CSW: How would you describe your work if you didn’t call it contemporary dance?
RP: My works are very collaborative. It’s not just dance. The relationship between costume and set design, lighting design, sound and music are very crucial - the creative process is very interactive.
CSW: What roles do you think art plays in society?
RP: I wish it had a bigger role. Because, again, the sensitivity and creativity in art is needed in all fields of life. I wish that that kind of thinking was more present everywhere - it would take the world in a different direction. Art making is not about making money, or getting something, or owning something. With dance, you don’t get anything concrete. I would like to see more value placed on things that are more spiritual and intangible.

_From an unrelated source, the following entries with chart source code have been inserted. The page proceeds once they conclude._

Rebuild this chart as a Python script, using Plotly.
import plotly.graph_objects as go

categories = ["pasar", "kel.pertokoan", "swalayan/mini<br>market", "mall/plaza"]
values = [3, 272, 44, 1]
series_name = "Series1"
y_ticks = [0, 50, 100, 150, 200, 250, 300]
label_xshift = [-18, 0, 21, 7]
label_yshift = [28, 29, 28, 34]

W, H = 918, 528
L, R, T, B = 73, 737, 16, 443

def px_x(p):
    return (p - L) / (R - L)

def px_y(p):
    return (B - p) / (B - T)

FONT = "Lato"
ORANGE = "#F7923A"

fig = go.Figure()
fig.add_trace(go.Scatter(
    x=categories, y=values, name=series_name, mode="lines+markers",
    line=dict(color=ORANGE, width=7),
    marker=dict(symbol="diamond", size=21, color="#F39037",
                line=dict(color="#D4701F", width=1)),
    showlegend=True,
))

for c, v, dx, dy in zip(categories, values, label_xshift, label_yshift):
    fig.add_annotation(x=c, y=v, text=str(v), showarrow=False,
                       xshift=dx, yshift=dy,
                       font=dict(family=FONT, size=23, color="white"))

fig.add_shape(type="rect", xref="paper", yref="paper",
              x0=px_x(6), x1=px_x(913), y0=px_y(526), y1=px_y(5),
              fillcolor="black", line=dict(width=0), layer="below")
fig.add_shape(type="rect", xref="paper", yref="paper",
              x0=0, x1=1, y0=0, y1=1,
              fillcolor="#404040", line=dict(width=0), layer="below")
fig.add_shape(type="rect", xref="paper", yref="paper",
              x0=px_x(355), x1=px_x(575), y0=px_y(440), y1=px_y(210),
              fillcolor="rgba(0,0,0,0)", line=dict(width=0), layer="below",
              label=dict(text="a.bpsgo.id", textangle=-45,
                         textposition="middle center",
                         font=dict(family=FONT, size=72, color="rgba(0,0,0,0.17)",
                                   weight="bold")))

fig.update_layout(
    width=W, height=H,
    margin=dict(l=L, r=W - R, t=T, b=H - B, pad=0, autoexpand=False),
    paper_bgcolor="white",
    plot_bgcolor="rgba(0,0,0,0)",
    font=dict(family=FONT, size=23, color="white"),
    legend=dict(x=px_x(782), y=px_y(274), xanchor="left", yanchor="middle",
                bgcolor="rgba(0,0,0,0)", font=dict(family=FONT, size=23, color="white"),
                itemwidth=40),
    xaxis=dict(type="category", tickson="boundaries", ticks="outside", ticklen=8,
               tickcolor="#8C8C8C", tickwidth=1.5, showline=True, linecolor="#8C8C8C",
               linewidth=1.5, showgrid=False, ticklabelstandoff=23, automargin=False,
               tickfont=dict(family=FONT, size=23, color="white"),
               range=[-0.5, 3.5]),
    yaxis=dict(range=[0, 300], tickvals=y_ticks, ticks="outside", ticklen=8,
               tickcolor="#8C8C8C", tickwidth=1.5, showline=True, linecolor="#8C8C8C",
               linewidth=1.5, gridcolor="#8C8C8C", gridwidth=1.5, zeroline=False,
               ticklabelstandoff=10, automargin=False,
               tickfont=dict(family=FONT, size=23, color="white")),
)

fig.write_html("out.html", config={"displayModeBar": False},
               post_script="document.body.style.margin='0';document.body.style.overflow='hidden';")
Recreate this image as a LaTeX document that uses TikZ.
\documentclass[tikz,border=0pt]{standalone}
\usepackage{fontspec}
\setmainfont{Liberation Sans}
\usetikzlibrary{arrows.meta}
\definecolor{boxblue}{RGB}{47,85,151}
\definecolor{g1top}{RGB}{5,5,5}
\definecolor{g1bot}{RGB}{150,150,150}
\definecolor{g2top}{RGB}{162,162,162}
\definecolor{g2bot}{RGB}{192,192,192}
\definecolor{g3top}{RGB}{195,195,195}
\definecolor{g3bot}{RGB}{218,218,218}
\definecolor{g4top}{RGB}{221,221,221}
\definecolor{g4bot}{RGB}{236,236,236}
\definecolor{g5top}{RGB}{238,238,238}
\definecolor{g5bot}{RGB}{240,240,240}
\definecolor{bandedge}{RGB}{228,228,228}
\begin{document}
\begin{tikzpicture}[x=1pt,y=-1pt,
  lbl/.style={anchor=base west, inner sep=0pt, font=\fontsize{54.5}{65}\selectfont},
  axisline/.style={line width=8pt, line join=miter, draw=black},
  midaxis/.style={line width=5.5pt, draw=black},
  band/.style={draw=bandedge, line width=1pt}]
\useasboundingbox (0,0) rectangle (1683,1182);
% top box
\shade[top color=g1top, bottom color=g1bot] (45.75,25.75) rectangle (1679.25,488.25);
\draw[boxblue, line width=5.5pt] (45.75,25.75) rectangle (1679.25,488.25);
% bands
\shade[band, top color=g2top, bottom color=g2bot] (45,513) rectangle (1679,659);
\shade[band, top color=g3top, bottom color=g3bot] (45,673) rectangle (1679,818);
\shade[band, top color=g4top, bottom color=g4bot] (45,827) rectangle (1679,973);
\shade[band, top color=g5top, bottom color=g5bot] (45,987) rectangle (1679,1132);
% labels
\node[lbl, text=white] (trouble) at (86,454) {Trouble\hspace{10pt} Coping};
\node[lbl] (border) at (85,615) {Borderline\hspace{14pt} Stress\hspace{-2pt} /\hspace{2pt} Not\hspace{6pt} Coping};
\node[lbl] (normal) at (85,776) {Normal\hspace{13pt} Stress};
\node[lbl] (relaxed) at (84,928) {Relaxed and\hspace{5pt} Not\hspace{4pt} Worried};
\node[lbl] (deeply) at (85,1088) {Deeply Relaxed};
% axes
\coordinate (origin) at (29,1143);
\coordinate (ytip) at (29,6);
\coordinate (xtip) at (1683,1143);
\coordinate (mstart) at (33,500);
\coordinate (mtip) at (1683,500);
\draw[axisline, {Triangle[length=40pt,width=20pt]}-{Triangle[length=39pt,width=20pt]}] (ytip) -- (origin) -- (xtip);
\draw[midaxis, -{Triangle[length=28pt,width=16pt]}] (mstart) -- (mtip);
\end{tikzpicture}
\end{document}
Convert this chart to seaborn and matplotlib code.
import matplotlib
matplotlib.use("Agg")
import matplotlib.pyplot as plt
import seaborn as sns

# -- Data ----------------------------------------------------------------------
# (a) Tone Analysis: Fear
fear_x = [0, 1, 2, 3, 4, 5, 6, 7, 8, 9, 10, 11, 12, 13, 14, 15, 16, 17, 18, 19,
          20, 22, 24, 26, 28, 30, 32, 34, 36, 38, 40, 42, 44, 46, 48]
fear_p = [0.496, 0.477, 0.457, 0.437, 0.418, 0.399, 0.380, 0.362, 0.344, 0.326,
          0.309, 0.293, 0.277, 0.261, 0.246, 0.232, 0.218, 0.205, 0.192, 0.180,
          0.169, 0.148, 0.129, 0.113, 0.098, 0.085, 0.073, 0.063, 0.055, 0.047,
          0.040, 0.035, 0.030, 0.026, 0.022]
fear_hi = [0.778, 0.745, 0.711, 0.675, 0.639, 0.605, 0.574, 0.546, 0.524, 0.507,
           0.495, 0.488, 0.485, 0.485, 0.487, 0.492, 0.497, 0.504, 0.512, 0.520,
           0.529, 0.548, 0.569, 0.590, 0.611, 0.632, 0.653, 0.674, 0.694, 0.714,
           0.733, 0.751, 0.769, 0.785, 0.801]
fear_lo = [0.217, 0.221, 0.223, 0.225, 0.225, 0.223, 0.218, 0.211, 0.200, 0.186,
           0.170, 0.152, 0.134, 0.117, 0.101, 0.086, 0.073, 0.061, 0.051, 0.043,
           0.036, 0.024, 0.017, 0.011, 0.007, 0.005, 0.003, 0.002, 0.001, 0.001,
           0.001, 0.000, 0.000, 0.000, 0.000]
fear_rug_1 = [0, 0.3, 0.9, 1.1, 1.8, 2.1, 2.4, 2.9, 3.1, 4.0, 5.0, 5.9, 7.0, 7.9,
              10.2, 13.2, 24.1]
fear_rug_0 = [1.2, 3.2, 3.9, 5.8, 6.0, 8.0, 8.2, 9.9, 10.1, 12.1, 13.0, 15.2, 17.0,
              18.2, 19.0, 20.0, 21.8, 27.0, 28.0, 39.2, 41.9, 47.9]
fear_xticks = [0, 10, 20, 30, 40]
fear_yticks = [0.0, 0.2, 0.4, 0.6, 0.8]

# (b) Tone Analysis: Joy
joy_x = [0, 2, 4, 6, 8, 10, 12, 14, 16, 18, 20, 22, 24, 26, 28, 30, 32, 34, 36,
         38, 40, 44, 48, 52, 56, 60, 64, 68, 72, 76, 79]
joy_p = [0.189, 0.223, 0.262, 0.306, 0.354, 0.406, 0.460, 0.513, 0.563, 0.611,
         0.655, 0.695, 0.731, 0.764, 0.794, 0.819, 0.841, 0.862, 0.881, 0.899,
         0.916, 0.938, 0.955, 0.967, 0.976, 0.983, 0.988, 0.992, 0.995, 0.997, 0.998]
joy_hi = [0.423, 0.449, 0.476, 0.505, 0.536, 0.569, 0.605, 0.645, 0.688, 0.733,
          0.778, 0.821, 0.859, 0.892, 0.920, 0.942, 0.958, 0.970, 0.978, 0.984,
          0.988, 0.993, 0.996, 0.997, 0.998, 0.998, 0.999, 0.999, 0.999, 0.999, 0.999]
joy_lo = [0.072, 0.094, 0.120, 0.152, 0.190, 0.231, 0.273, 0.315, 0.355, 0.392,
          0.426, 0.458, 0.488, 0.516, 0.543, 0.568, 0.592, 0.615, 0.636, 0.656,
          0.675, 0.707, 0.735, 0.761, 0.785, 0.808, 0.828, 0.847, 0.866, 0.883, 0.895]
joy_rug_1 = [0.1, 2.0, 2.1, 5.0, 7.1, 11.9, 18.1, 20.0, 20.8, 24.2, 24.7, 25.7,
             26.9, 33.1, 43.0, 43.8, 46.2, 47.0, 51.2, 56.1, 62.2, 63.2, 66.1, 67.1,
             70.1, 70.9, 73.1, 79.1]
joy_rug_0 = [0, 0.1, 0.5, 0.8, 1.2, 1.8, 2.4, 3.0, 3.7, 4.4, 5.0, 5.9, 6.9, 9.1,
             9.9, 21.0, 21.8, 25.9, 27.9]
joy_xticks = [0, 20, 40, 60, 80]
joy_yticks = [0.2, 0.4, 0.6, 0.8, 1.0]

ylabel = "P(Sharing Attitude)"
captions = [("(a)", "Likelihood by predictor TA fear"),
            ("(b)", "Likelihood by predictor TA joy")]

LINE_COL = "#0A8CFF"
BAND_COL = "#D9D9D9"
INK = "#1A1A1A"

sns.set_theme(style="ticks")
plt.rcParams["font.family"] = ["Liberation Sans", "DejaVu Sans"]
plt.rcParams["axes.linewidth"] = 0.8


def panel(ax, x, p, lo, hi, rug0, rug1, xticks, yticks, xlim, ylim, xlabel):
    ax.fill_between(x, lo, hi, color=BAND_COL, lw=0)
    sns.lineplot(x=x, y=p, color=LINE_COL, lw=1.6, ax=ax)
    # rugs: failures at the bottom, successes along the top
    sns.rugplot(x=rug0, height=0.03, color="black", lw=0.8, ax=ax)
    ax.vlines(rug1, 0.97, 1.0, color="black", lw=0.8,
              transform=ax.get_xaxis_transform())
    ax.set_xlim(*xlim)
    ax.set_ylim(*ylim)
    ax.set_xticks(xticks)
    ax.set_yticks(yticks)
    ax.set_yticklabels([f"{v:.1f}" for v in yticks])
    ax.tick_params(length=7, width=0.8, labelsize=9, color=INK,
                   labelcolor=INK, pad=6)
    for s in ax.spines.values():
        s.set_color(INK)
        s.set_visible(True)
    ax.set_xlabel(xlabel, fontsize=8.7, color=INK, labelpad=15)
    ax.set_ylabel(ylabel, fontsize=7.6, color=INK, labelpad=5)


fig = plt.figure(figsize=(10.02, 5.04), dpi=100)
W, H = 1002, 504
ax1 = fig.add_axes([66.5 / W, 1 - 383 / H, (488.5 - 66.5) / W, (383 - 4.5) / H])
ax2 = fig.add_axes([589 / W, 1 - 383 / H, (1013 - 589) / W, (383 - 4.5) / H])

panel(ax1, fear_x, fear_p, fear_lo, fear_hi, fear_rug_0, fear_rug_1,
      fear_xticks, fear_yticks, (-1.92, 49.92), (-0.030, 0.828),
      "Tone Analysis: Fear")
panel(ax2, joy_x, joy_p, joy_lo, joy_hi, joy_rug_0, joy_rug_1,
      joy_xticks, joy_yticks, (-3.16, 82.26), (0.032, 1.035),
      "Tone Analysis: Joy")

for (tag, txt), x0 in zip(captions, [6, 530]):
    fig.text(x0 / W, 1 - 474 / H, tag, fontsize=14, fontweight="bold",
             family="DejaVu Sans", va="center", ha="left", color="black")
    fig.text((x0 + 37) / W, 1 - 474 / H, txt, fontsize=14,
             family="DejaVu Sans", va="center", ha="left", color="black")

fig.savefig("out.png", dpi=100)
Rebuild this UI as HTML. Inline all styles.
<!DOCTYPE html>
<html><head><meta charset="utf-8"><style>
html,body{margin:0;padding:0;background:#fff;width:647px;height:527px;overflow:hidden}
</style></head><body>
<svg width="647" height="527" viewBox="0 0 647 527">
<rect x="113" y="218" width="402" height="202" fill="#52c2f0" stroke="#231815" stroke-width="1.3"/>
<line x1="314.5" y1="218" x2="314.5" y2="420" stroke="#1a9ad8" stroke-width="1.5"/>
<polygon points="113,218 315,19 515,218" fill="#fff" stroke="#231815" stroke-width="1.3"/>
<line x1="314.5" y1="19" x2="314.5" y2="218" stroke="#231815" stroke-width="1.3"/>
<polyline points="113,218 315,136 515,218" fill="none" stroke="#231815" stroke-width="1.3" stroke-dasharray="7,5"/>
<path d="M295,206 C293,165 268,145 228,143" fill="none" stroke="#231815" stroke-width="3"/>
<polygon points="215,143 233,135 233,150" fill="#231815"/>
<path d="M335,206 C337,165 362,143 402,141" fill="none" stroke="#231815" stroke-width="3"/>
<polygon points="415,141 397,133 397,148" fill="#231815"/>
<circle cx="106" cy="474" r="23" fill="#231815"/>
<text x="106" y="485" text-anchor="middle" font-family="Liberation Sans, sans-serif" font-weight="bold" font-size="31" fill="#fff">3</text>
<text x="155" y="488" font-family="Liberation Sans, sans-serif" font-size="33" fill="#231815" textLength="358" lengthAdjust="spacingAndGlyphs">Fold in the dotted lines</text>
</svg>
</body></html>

Raisa Punkki is a San Francisco-based dance artist who was born and raised in Finland. While living in Europe she worked and studied to learn several genres of dance and movement practices including ballet, contemporary dance, butoh, jazz, boxing and Pilates, so she could better understand and tell the stories through the moving body. In Europe she worked and toured with Kenneth Kvarnström, Tero Saarinen and Anzu Furukawa, among others. After moving to San Francisco in 2003, she founded her dance company punkkiCo in 2005. Punkki is a mother of two children. Through that life altering change she has been able to receive yet another way to gain knowledge of the female human body and mind. Her quest in life is to try to find the answer and keep asking the question: why? She constantly tries to broaden her range of experiences so she can find, capture and expose life’s significant moments through her art making. Raisa Punkki’s artistic exploration happens through different forms of contemporary dance, theatrical work and through collaboration with artists from different disciplines. The creation of her choreographies takes time and the final presentation is based on the maturity of the idea. For her, the strongest form of expression is the nonverbal communication that happens beyond words.